> EXERCISE TASK:
Transcribe the material exactly. Images do not belong in the copy.

•••••

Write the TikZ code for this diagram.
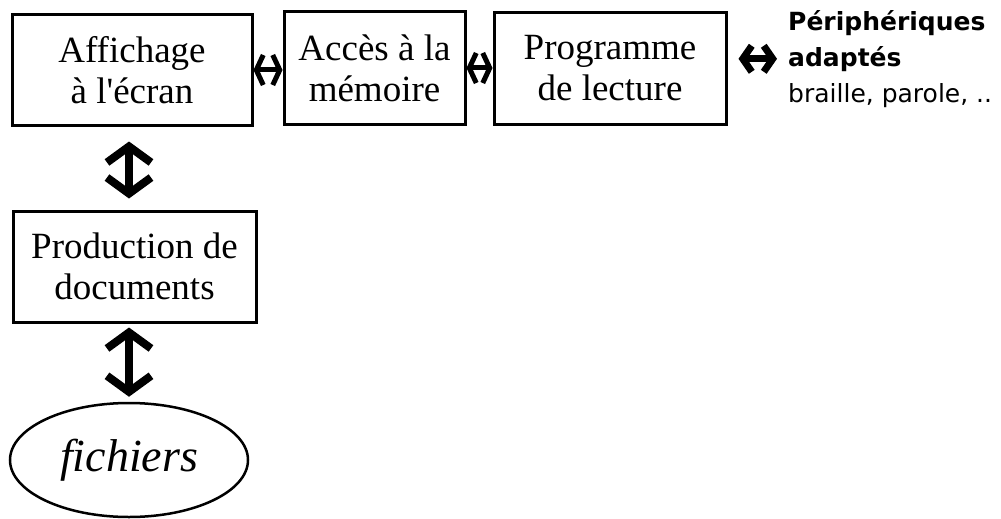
\documentclass[tikz,border=0pt]{standalone}
\usepackage{fontspec}
\setmainfont{Liberation Serif}
\newfontfamily\sidefont{DejaVu Sans}
\usetikzlibrary{arrows.meta,shapes.geometric}
\tikzset{
  boxnode/.style={draw, line width=3pt, inner sep=0pt, align=center,
    font=\fontsize{37}{41}\selectfont},
  bigarr/.style={line width=8pt,
    {Straight Barb[length=16pt,width=44pt]}-{Straight Barb[length=16pt,width=44pt]}},
  smallarr/.style={line width=5pt,
    {Straight Barb[length=7pt,width=30pt]}-{Straight Barb[length=7pt,width=30pt]}},
}
\begin{document}
\begin{tikzpicture}[x=1pt,y=-1pt]
\useasboundingbox (0,0) rectangle (1001,519);
\node[boxnode, minimum width=240pt, minimum height=110pt] (a1) at (132,70) {Affichage\\à l\textquotesingle écran};
\node[boxnode, minimum width=181pt, minimum height=112pt] (a2) at (374.5,68) {Accès à la\\mémoire};
\node[boxnode, minimum width=232pt, minimum height=111pt] (a3) at (610,68.5) {Programme\\de lecture};
\node[boxnode, minimum width=243pt, minimum height=111pt] (a4) at (134.5,266.5) {Production de\\documents};
\node[draw, ellipse, line width=2.5pt, minimum width=238pt, minimum height=114pt, inner sep=0pt,
  font=\fontsize{46}{50}\selectfont\itshape] (f) at (129,460) {fichiers};
\node[anchor=north west, inner sep=0pt, align=left, font=\sidefont\fontsize{25}{36}\selectfont]
  (p) at (788,10) {\textbf{Périphériques}\\\textbf{adaptés}\\braille, parole, ..};
% connectors
\draw[smallarr, shorten <=0pt, shorten >=0pt] (a1.east) -- (a1.east -| a2.west);
\draw[smallarr, shorten <=0pt, shorten >=0pt] (a2.east) -- (a2.east -| a3.west);
\draw[bigarr, line width=7pt, {Straight Barb[length=9pt,width=26pt]}-{Straight Barb[length=9pt,width=26pt]},
  shorten <=11pt, shorten >=11pt] (a3.east |- p.west) -- (p.west);
\draw[bigarr, shorten <=15pt, shorten >=11pt] (a1.south -| f.north) -- (a4.north -| f.north);
\draw[bigarr, shorten <=4pt, shorten >=5pt] (a4.south -| f.north) -- (f.north);
\end{tikzpicture}
\end{document}
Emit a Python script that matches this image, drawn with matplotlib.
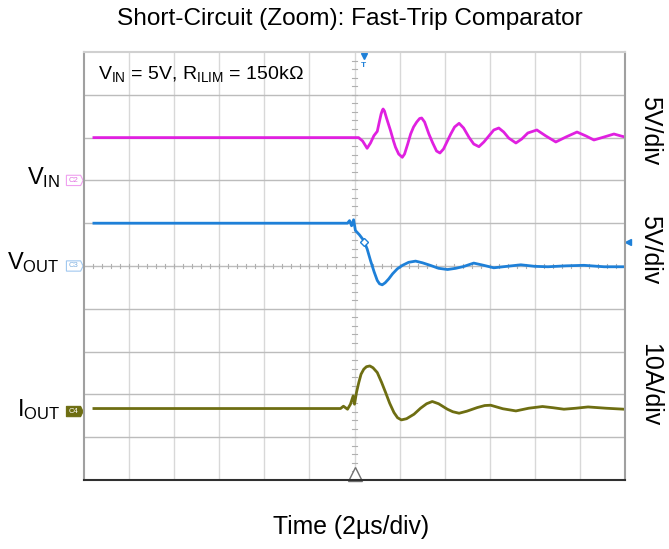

•••••

> RESULT OF THE TASK:
Write the TikZ code for this diagram.
\documentclass[tikz,border=0pt]{standalone}
\usepackage{fontspec}
\setmainfont{Liberation Serif}
\newfontfamily\sidefont{DejaVu Sans}
\usetikzlibrary{arrows.meta,shapes.geometric}
\tikzset{
  boxnode/.style={draw, line width=3pt, inner sep=0pt, align=center,
    font=\fontsize{37}{41}\selectfont},
  bigarr/.style={line width=8pt,
    {Straight Barb[length=16pt,width=44pt]}-{Straight Barb[length=16pt,width=44pt]}},
  smallarr/.style={line width=5pt,
    {Straight Barb[length=7pt,width=30pt]}-{Straight Barb[length=7pt,width=30pt]}},
}
\begin{document}
\begin{tikzpicture}[x=1pt,y=-1pt]
\useasboundingbox (0,0) rectangle (1001,519);
\node[boxnode, minimum width=240pt, minimum height=110pt] (a1) at (132,70) {Affichage\\à l\textquotesingle écran};
\node[boxnode, minimum width=181pt, minimum height=112pt] (a2) at (374.5,68) {Accès à la\\mémoire};
\node[boxnode, minimum width=232pt, minimum height=111pt] (a3) at (610,68.5) {Programme\\de lecture};
\node[boxnode, minimum width=243pt, minimum height=111pt] (a4) at (134.5,266.5) {Production de\\documents};
\node[draw, ellipse, line width=2.5pt, minimum width=238pt, minimum height=114pt, inner sep=0pt,
  font=\fontsize{46}{50}\selectfont\itshape] (f) at (129,460) {fichiers};
\node[anchor=north west, inner sep=0pt, align=left, font=\sidefont\fontsize{25}{36}\selectfont]
  (p) at (788,10) {\textbf{Périphériques}\\\textbf{adaptés}\\braille, parole, ..};
% connectors
\draw[smallarr, shorten <=0pt, shorten >=0pt] (a1.east) -- (a1.east -| a2.west);
\draw[smallarr, shorten <=0pt, shorten >=0pt] (a2.east) -- (a2.east -| a3.west);
\draw[bigarr, line width=7pt, {Straight Barb[length=9pt,width=26pt]}-{Straight Barb[length=9pt,width=26pt]},
  shorten <=11pt, shorten >=11pt] (a3.east |- p.west) -- (p.west);
\draw[bigarr, shorten <=15pt, shorten >=11pt] (a1.south -| f.north) -- (a4.north -| f.north);
\draw[bigarr, shorten <=4pt, shorten >=5pt] (a4.south -| f.north) -- (f.north);
\end{tikzpicture}
\end{document}
Emit a Python script that matches this image, drawn with matplotlib.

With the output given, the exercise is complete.